5. What I already tried:

I tried tweaking lb_try_duration, lb_try_interval, fail_duration, unhealthy_latency and unhealthy_request_count by increasing everything while maintaining the ratio. The behavior didn’t change.

6. Links to relevant resources:

The default dial timeout in Caddy is 10s (in v2.4.6, but it’s being changed to 3s in v2.5.0), so your try_duration of 1s is too short to actually attempt to connect to a 2nd upstream during the retry loop.

The try_duration option configures the total amount of time Caddy will keep trying to connect to an upstream after receiving the request. If it takes longer than 1s to fail to connect (which it’s very likely to) then it’ll never try another.

unhealthy_latency 1s is also very aggressive, I don’t think it would be uncommon for requests to take longer than 1s to complete in many cases, depending on all kinds of factors. But I guess it depends on your app.

unhealthy_request_count 1 is also extremely aggressive, because this will only allow a single simultaneous request to each upstream, and if more than one request is sent there, it gets marked as unhealthy.

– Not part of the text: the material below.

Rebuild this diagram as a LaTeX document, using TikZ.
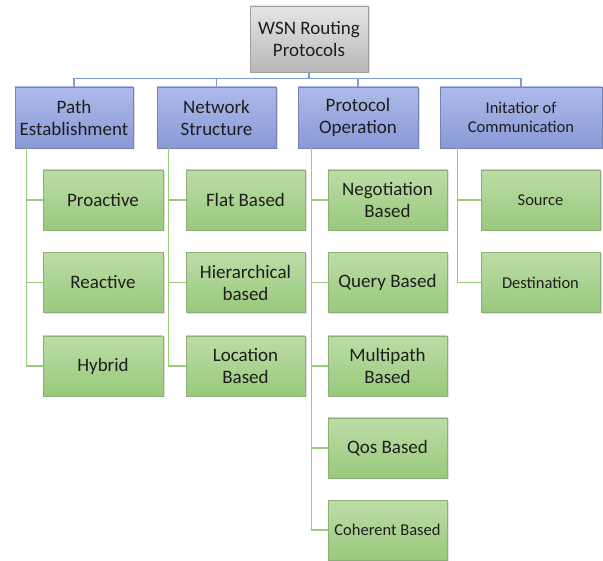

fail_duration 2s means that if an upstream is marked unhealthy for any of the above reasons, then it’ll be remembered for 2s, so if you send enough simultaneous requests, it’s very easy for all the upstreams to get marked unhealthy at the same time.

1 Like

This topic was automatically closed after 30 days. New replies are no longer allowed.